Namita - Have you heard this program song – The internet is for porn? What do you think about it?
Danny - Well the internet is for porn, well I think at some kind of empirical level, the internet is for porn! is a very straightforward kind of statement.
Danny - I don't know if the song is also trying to make some sort of value claim or normative claim of what the internet is for.
Danny - But maybe pornography is a very useful kind of example where one of the most important – experiences in development and the culture that I grew up with, the regulation of sexuality is a very strong memory for me.
Danny - A compulsory heterosexuality which had a very limited range of roles that you were supposed to work within, to be a sexual person.
Danny - I think the development of alternative forms of culture, for me, though it wasn't necessarily pornographic, in my search for other kinds of reflections of things that I was experiencing....

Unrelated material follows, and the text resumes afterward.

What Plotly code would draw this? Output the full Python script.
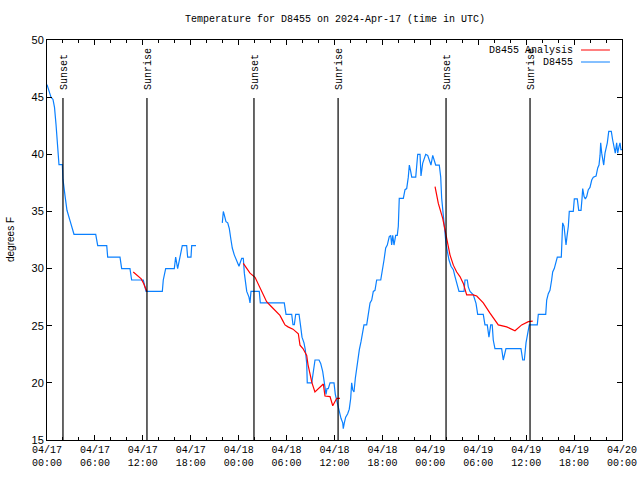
import pandas as pd
import plotly.graph_objects as go

START = pd.Timestamp("2024-04-17 00:00")
END = pd.Timestamp("2024-04-20 00:00")

# Observed D8455 temperatures (hours after 2024-04-17 00:00 UTC, degrees F)
obs_hours_1 = [0.00, 0.25, 0.50, 0.75, 0.94, 1.13, 1.31, 1.44, 1.50, 1.92, 2.00, 2.25, 2.50, 2.88,
               3.13, 3.38, 6.10, 6.35, 7.48, 7.60, 9.14, 9.35, 10.39, 10.60, 12.06, 12.27, 12.40,
               14.44, 14.56, 14.86, 15.94, 16.11, 16.36, 16.65, 16.94, 17.49, 17.61, 18.03, 18.12, 18.66]
obs_temps_1 = [46.1, 45.5, 45.0, 44.8, 44.1, 42.6, 40.8, 39.9, 39.1, 39.1, 37.8, 36.4, 35.1, 34.2,
               33.6, 33.0, 33.0, 32.0, 32.0, 31.0, 31.0, 30.0, 30.0, 29.0, 29.0, 28.4, 28.0,
               28.0, 29.0, 30.0, 30.0, 31.0, 30.0, 31.0, 32.0, 32.0, 31.0, 31.0, 32.0, 32.0]

obs_hours_2 = [21.95, 22.08, 22.20, 22.41, 22.63, 22.83, 23.04, 23.20, 23.45, 23.75, 24.04, 24.38,
               24.58, 24.71, 24.88, 25.01, 25.29, 25.42, 25.54, 26.58, 26.71, 29.71, 29.93, 30.64,
               30.80, 30.97, 31.14, 31.56, 31.77, 31.93, 32.18, 32.34, 32.52, 32.59, 33.15, 33.35,
               33.56, 34.06, 34.27, 34.52, 34.72, 34.94, 35.06, 35.22, 35.44, 35.94, 36.10, 36.35,
               36.60, 36.81, 37.03, 37.10, 37.23, 37.40, 37.65, 37.85, 38.03, 38.15, 38.28, 38.44,
               38.61, 38.78, 38.91, 39.11, 39.32, 39.48, 39.69, 40.03, 40.23, 40.45, 40.66, 40.86,
               41.07, 41.28, 41.79, 41.99, 42.20, 42.41, 42.61, 42.86, 43.04, 43.16, 43.29, 43.45,
               43.66, 43.86, 43.99, 44.11, 44.62, 44.83, 45.04, 45.24, 45.37, 45.54, 45.67, 46.17,
               46.30, 46.42, 46.71, 46.83, 47.04, 47.21, 47.42, 47.67, 47.87, 48.08, 48.30, 48.46,
               48.67, 49.12, 49.30, 49.42, 49.62, 49.84, 49.96, 50.13, 50.34, 50.59, 50.88, 51.09,
               51.30, 51.59, 52.22, 52.34, 52.63, 52.75, 52.97, 53.38, 53.72, 53.93, 54.63, 54.84,
               55.13, 55.34, 55.56, 55.75, 55.88, 56.09, 56.93, 57.13, 57.47, 59.35, 59.57, 59.77,
               59.98, 60.19, 60.39, 61.39, 61.52, 62.45, 62.57, 62.77, 62.98, 63.19, 63.32, 63.52,
               63.74, 63.90, 64.40, 64.49, 64.57, 64.74, 64.86, 64.99, 65.11, 65.28, 65.40, 65.90,
               66.03, 66.40, 66.58, 66.87, 66.99, 67.08, 67.25, 67.41, 67.58, 67.78, 67.99, 68.21,
               68.41, 68.75, 68.96, 69.12, 69.25, 69.33, 69.46, 69.58, 69.71, 69.87, 70.00, 70.16,
               70.34, 70.66, 70.83, 71.03, 71.16, 71.33, 71.46, 71.63, 71.75, 71.87, 72.00]
obs_temps_2 = [34.0, 35.0, 34.7, 34.1, 34.0, 33.5, 32.5, 31.8, 31.2, 30.75, 30.2, 30.9,
               30.9, 29.6, 28.4, 28.0, 27.5, 27.0, 28.0, 28.0, 27.0, 27.0, 26.0, 26.0,
               25.1, 25.1, 26.0, 26.0, 24.9, 24.0, 23.5, 22.9, 21.7, 20.0, 20.0, 21.0,
               22.0, 22.0, 21.7, 21.0, 20.0, 19.0, 19.5, 19.5, 20.0, 20.0, 19.0, 18.2,
               17.5, 16.9, 16.5, 16.0, 16.5, 17.0, 17.3, 17.7, 18.65, 20.0, 19.4, 19.2,
               20.4, 21.3, 22.3, 22.9, 23.6, 24.3, 25.07, 25.07, 26.1, 27.0, 27.25, 28.0,
               28.1, 29.0, 29.0, 29.7, 30.75, 31.8, 32.06, 32.8, 32.9, 32.06, 32.9, 32.06,
               32.9, 32.9, 33.7, 36.15, 36.15, 36.9, 37.0, 38.0, 39.06, 38.5, 38.0, 38.0,
               39.2, 40.0, 40.0, 38.1, 39.2, 39.5, 40.0, 39.9, 39.5, 39.06, 39.9, 39.6,
               39.06, 39.06, 38.0, 36.15, 34.5, 33.4, 32.2, 31.5, 30.75, 30.2, 29.9, 29.3,
               28.7, 28.0, 28.0, 29.0, 29.0, 28.4, 28.0, 27.7, 26.96, 26.0, 26.0, 25.07,
               25.07, 24.0, 25.07, 25.07, 23.75, 23.0, 23.0, 22.0, 23.0, 23.0, 22.0, 22.0,
               23.5, 24.3, 25.07, 25.07, 26.0, 26.0, 27.25, 27.8, 28.1, 29.0, 29.7, 30.0,
               30.6, 31.0, 31.0, 32.5, 34.0, 33.7, 33.1, 32.06, 32.8, 33.7, 35.0, 35.0,
               36.1, 36.1, 35.1, 35.1, 36.1, 37.0, 36.3, 36.1, 36.3, 36.9, 37.1, 37.75,
               38.0, 38.1, 38.8, 39.06, 39.9, 41.0, 40.1, 39.5, 39.06, 40.1, 40.5, 41.0,
               42.0, 42.0, 41.25, 40.5, 40.1, 41.0, 40.1, 40.7, 41.0, 40.4, 40.4]

# Analysis series segments
ana_hours_1 = [10.80, 11.30, 11.80, 12.10, 12.50]
ana_temps_1 = [29.7, 29.4, 29.1, 28.7, 28.0]
ana_hours_2 = [24.58, 25.04, 25.42, 26.05, 26.42, 26.67, 27.05, 27.50, 28.05, 28.76, 29.17, 29.55,
               29.80, 30.18, 30.80, 31.47, 31.68, 32.05, 32.52, 32.68, 32.93, 33.18, 33.55, 34.60,
               34.81, 35.44, 35.78, 36.07, 36.28, 36.69]
ana_temps_2 = [30.46, 30.0, 29.6, 29.24, 28.7, 28.4, 27.8, 27.1, 26.7, 26.2, 25.9, 25.4,
               25.07, 24.9, 24.7, 24.3, 23.3, 23.0, 22.4, 21.6, 20.7, 20.0, 19.2, 19.9,
               18.85, 18.8, 18.0, 18.4, 18.65, 18.65]
ana_hours_3 = [48.59, 49.00, 49.55, 49.84, 50.05, 50.46, 50.88, 51.30, 51.71, 52.13, 52.55, 53.38,
               53.81, 54.63, 55.47, 56.51, 57.56, 58.60, 59.44, 60.27, 60.82]
ana_temps_3 = [37.17, 35.7, 34.4, 33.4, 32.5, 31.2, 30.3, 29.7, 29.3, 28.7, 27.7, 27.7,
               27.6, 27.0, 26.1, 25.07, 24.9, 24.56, 25.07, 25.36, 25.4]

sun_events = ["Sunset", "Sunrise", "Sunset", "Sunrise", "Sunset", "Sunrise"]
sun_times = ["2024-04-17 02:00", "2024-04-17 12:31", "2024-04-18 01:55",
             "2024-04-18 12:27", "2024-04-19 01:58", "2024-04-19 12:29"]

legend_names = ["D8455 Analysis", "D8455"]
legend_colors = ["#ff0000", "#0a80ff"]

TITLE = "Temperature for D8455 on 2024-Apr-17 (time in UTC)"
YLABEL = "degrees F"


def join(segments):
    xs, ys = [], []
    for hrs, tmp in segments:
        if xs:
            xs.append(None)
            ys.append(None)
        xs.extend(START + pd.to_timedelta(h, unit="h") for h in hrs)
        ys.extend(tmp)
    return xs, ys


ox, oy = join([(obs_hours_1, obs_temps_1), (obs_hours_2, obs_temps_2)])
ax_, ay_ = join([(ana_hours_1, ana_temps_1), (ana_hours_2, ana_temps_2), (ana_hours_3, ana_temps_3)])

MONO = "Liberation Mono"
SANS = "Liberation Sans"

fig = go.Figure()
fig.add_trace(go.Scatter(x=ox, y=oy, mode="lines", name=legend_names[1],
                         line=dict(color=legend_colors[1], width=1.2), connectgaps=False))
fig.add_trace(go.Scatter(x=ax_, y=ay_, mode="lines", name=legend_names[0],
                         line=dict(color=legend_colors[0], width=1.2), connectgaps=False))

shapes = []
annotations = []
for ev, t in zip(sun_events, sun_times):
    shapes.append(dict(type="line", xref="x", yref="y domain", x0=t, x1=t, y0=0, y1=0.855,
                       line=dict(color="black", width=1.2)))
    annotations.append(dict(text=ev, xref="x", yref="paper", x=t, y=0.87, xanchor="center",
                            yanchor="bottom", textangle=-90, showarrow=False, xshift=1,
                            font=dict(family=MONO, size=10, color="black")))

# manual legend (text then sample line, gnuplot style)
leg_y = [0.975, 0.945]
for name, col, yy in zip(legend_names, legend_colors, leg_y):
    annotations.append(dict(text=name, xref="paper", yref="paper", x=0.9183, y=yy,
                            xanchor="right", yanchor="middle", showarrow=False,
                            font=dict(family=MONO, size=10, color="black")))
    shapes.append(dict(type="line", xref="paper", yref="paper", x0=0.9287, x1=0.979,
                       y0=yy, y1=yy, line=dict(color=col, width=1)))

annotations.append(dict(text=YLABEL, xref="paper", yref="paper", x=0, y=0.5, xshift=-37,
                        xanchor="center", yanchor="middle", textangle=-90, showarrow=False,
                        font=dict(family=SANS, size=10, color="black")))
annotations.append(dict(text=TITLE, xref="paper", yref="paper", x=0.5, y=1, yshift=21,
                        xanchor="center", yanchor="middle", showarrow=False,
                        font=dict(family=MONO, size=10, color="black")))

fig.update_layout(
    width=640, height=480,
    margin=dict(l=47, r=18, t=40, b=40, autoexpand=False),
    paper_bgcolor="white", plot_bgcolor="white",
    showlegend=False,
    shapes=shapes, annotations=annotations,
    xaxis=dict(type="date", range=[START, END], dtick=6 * 3600 * 1000,
               tick0=START, tickformat="%m/%d<br>%H:%M", automargin=False,
               ticks="inside", ticklen=5, tickcolor="black", tickwidth=1,
               minor=dict(dtick=2 * 3600 * 1000, ticks="inside", ticklen=3, tickcolor="black"),
               showline=True, linecolor="black", linewidth=1, mirror="allticks",
               showgrid=False, zeroline=False,
               tickfont=dict(family=MONO, size=10, color="black")),
    yaxis=dict(range=[15, 50], dtick=5, ticks="inside", ticklen=5, tickcolor="black",
               showline=True, linecolor="black", linewidth=1, mirror="allticks",
               showgrid=False, zeroline=False, automargin=False,
               tickfont=dict(family=SANS, size=11, color="black")),
)

fig.write_html("out.html", config={"displayModeBar": False, "staticPlot": True},
               post_script="document.body.style.margin='0';document.body.style.overflow='hidden';")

Danny - That didn't seem to be reflected by public culture was a very important part of me coming to search for something like the internet.

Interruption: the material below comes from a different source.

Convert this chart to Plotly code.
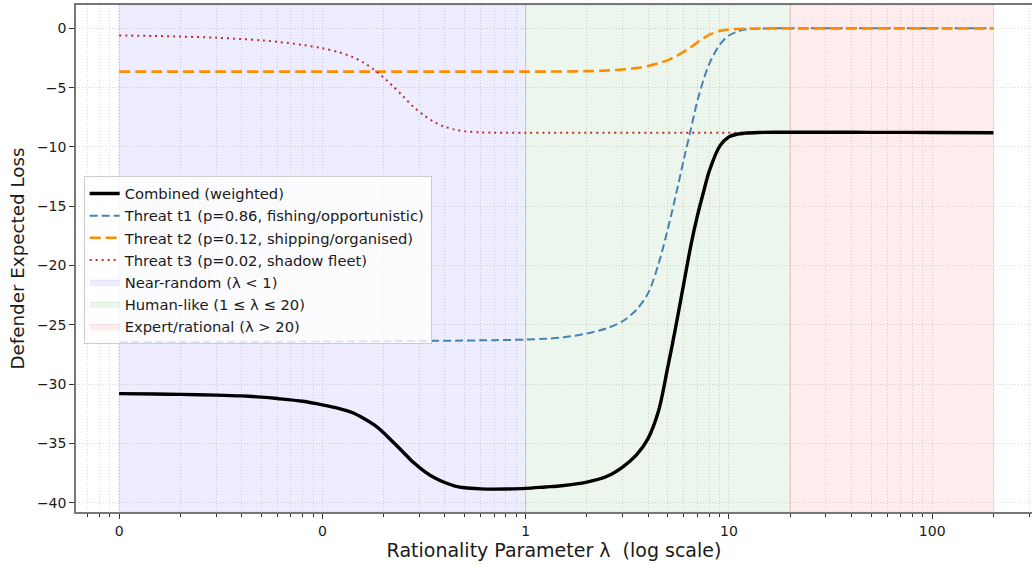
import plotly.graph_objects as go

# Rationality parameter grid (roughly log-spaced sample points)
lam = [0.01, 0.015, 0.02, 0.03, 0.04, 0.05, 0.06, 0.08, 0.1, 0.12,
       0.14, 0.16, 0.18, 0.2, 0.22, 0.25, 0.28, 0.32, 0.36, 0.4,
       0.45, 0.5, 0.6, 0.7, 0.8, 1.0, 1.25, 1.5, 2.0, 2.5,
       3.0, 3.5, 4.0, 4.5, 5.0, 5.5, 6.0, 6.5, 7.0, 7.5,
       8.0, 9.0, 10, 11, 12, 14, 17, 20, 30, 50,
       100, 200]

# Defender expected loss per curve
combined = [-30.81, -30.84, -30.87, -30.93, -31.0, -31.1, -31.22, -31.45, -31.75, -32.05,
            -32.4, -32.9, -33.45, -34.1, -34.8, -35.75, -36.6, -37.4, -37.95, -38.3,
            -38.6, -38.75, -38.84, -38.86, -38.85, -38.8, -38.68, -38.58, -38.27, -37.8,
            -37.0, -36.0, -34.6, -32.3, -28.6, -25.0, -21.5, -18.3, -15.8, -13.8,
            -12.05, -9.95, -9.15, -8.92, -8.84, -8.78, -8.76, -8.76, -8.76, -8.77,
            -8.78, -8.8]
threat_t1 = [-26.45, -26.45, -26.45, -26.44, -26.44, -26.43, -26.43, -26.42, -26.41, -26.4,
             -26.4, -26.39, -26.39, -26.38, -26.38, -26.37, -26.37, -26.36, -26.35, -26.35,
             -26.34, -26.33, -26.31, -26.3, -26.28, -26.25, -26.18, -26.08, -25.74, -25.3,
             -24.7, -23.75, -22.35, -19.9, -16.95, -13.95, -11.05, -8.5, -6.1, -4.35,
             -3.0, -1.4, -0.6, -0.28, -0.1, -0.02, 0.0, 0.0, 0.0, 0.0,
             0.0, 0.0]
threat_t2 = [-3.65, -3.65, -3.65, -3.65, -3.65, -3.65, -3.65, -3.65, -3.65, -3.65,
             -3.65, -3.65, -3.65, -3.65, -3.65, -3.65, -3.65, -3.65, -3.65, -3.65,
             -3.65, -3.65, -3.65, -3.65, -3.65, -3.65, -3.65, -3.64, -3.61, -3.56,
             -3.47, -3.35, -3.18, -2.95, -2.68, -2.35, -1.97, -1.58, -1.18, -0.82,
             -0.55, -0.22, -0.1, -0.05, -0.03, -0.01, 0.0, 0.0, 0.0, 0.0,
             0.0, 0.0]
threat_t3 = [-0.6, -0.64, -0.69, -0.79, -0.9, -1.01, -1.13, -1.4, -1.68, -2.0,
             -2.4, -2.9, -3.5, -4.15, -4.8, -5.75, -6.6, -7.4, -7.95, -8.3,
             -8.55, -8.68, -8.77, -8.8, -8.8, -8.8, -8.8, -8.8, -8.8, -8.8,
             -8.8, -8.8, -8.8, -8.8, -8.8, -8.8, -8.8, -8.8, -8.8, -8.8,
             -8.8, -8.8, -8.8, -8.8, -8.8, -8.8, -8.8, -8.8, -8.8, -8.8,
             -8.8, -8.8]

series_names = ["Combined (weighted)",
                "Threat t1 (p=0.86, fishing/opportunistic)",
                "Threat t2 (p=0.12, shipping/organised)",
                "Threat t3 (p=0.02, shadow fleet)"]

# Behavioural regimes along λ
regime_edges = [0.01, 1, 20, 200]
regime_names = ["Near-random (λ < 1)", "Human-like (1 ≤ λ ≤ 20)", "Expert/rational (λ > 20)"]
regime_fill = ["rgba(0,0,255,0.07)", "rgba(0,128,0,0.07)", "rgba(255,0,0,0.07)"]
regime_edge = ["rgba(0,0,255,0.10)", "rgba(0,128,0,0.10)", "rgba(255,0,0,0.10)"]

x_ticks = [0.01, 0.1, 1, 10, 100]
x_tick_text = ["0", "0", "1", "10", "100"]
x_minor = [m * 10 ** e for e in range(-3, 3) for m in range(2, 10)]
y_ticks = [0, -5, -10, -15, -20, -25, -30, -35, -40]

Y_LO, Y_HI = -40.79, 1.97
FONT = "DejaVu Sans, Verdana, sans-serif"
TXT = "#1a1a1a"

fig = go.Figure()

# Shaded regime bands (drawn first so curves sit on top)
for i, name in enumerate(regime_names):
    a, b = regime_edges[i], regime_edges[i + 1]
    fig.add_trace(go.Scatter(
        x=[a, b, b, a, a], y=[Y_LO, Y_LO, Y_HI, Y_HI, Y_LO],
        mode="lines", fill="toself", fillcolor=regime_fill[i],
        line=dict(color=regime_edge[i], width=1),
        name=name, legendrank=10 + i, hoverinfo="skip",
    ))

line_styles = [
    dict(color="black", width=3.4, dash="solid"),
    dict(color="#4682B4", width=2.0, dash="8px,4px"),
    dict(color="#FF8C00", width=2.6, dash="11px,5px"),
    dict(color="#C0302B", width=2.0, dash="2px,4px"),
]
curves = [combined, threat_t1, threat_t2, threat_t3]
# draw the threat curves, then the combined curve on top
for k in [1, 2, 3, 0]:
    fig.add_trace(go.Scatter(
        x=lam, y=curves[k], mode="lines", name=series_names[k],
        line=dict(shape="spline", smoothing=0.9, **line_styles[k]),
        legendrank=1 + k,
    ))

grid_col = "rgba(185,185,185,0.55)"
fig.update_layout(
    width=1032, height=565,
    margin=dict(l=76, r=0, t=5, b=53),
    paper_bgcolor="white", plot_bgcolor="white",
    font=dict(family=FONT, size=14, color=TXT),
    showlegend=True,
    legend=dict(
        x=0.008, y=0.662, xanchor="left", yanchor="top",
        bgcolor="rgba(255,255,255,0.8)", bordercolor="#cccccc", borderwidth=1,
        font=dict(family=FONT, size=14.75, color=TXT),
        traceorder="normal", itemwidth=30, tracegroupgap=0,
    ),
    xaxis=dict(
        type="log", range=[-2.212, 2.491],
        tickvals=x_ticks, ticktext=x_tick_text,
        ticks="outside", ticklen=5, tickwidth=1, tickcolor="#333",
        showline=True, linecolor="#777", linewidth=1.5, mirror=True,
        showgrid=True, gridcolor=grid_col, griddash="1px,2px", gridwidth=1,
        zeroline=False,
        minor=dict(tickvals=x_minor, ticks="outside", ticklen=3, tickcolor="#333",
                   showgrid=True, gridcolor=grid_col, griddash="1px,2px", gridwidth=1),
        title=dict(text="Rationality Parameter λ\u00a0 (log scale)",
                   font=dict(family=FONT, size=19, color=TXT), standoff=4),
        tickfont=dict(family=FONT, size=14, color=TXT),
    ),
    yaxis=dict(
        range=[Y_LO, Y_HI], tickvals=y_ticks,
        ticks="outside", ticklen=5, tickwidth=1, tickcolor="#333",
        showline=True, linecolor="#777", linewidth=1.5, mirror=False,
        showgrid=True, gridcolor=grid_col, griddash="1px,2px", gridwidth=1,
        zeroline=False,
        title=dict(text="Defender Expected Loss",
                   font=dict(family=FONT, size=18.3, color=TXT), standoff=7),
        tickfont=dict(family=FONT, size=14, color=TXT),
    ),
)

fig.write_html("out.html")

Danny - Where I could see some variation of something that felt more like myself being reflected back to me.
Danny - And perhaps sexuality is almost like the fundamental level in which that dynamic between the interior life and an exterior public life gets played out.
Danny - Again, Bellon talks about the performative subject, that we don't actually perform our identity but that we're constantly auditioning for our role in the world!
Danny - In what you see around you, in normative life, you're auditioning for roles that you don't even really want!
Danny - But you feel like you have to take those roles to get by because you're a C-list actor or something!
Danny - And to feel that there are paths of your interior life which can't find any expression in public sphere as its sort of constructed around you but through technologies like the internet or other forms of alternative media...
Danny - I think we overstate the novelty of it. Its precisely about this kind of feeling that yourself can find a home in some way or another.
Danny - I think that's what the internet has been about for me, its been about fun places that I can call home!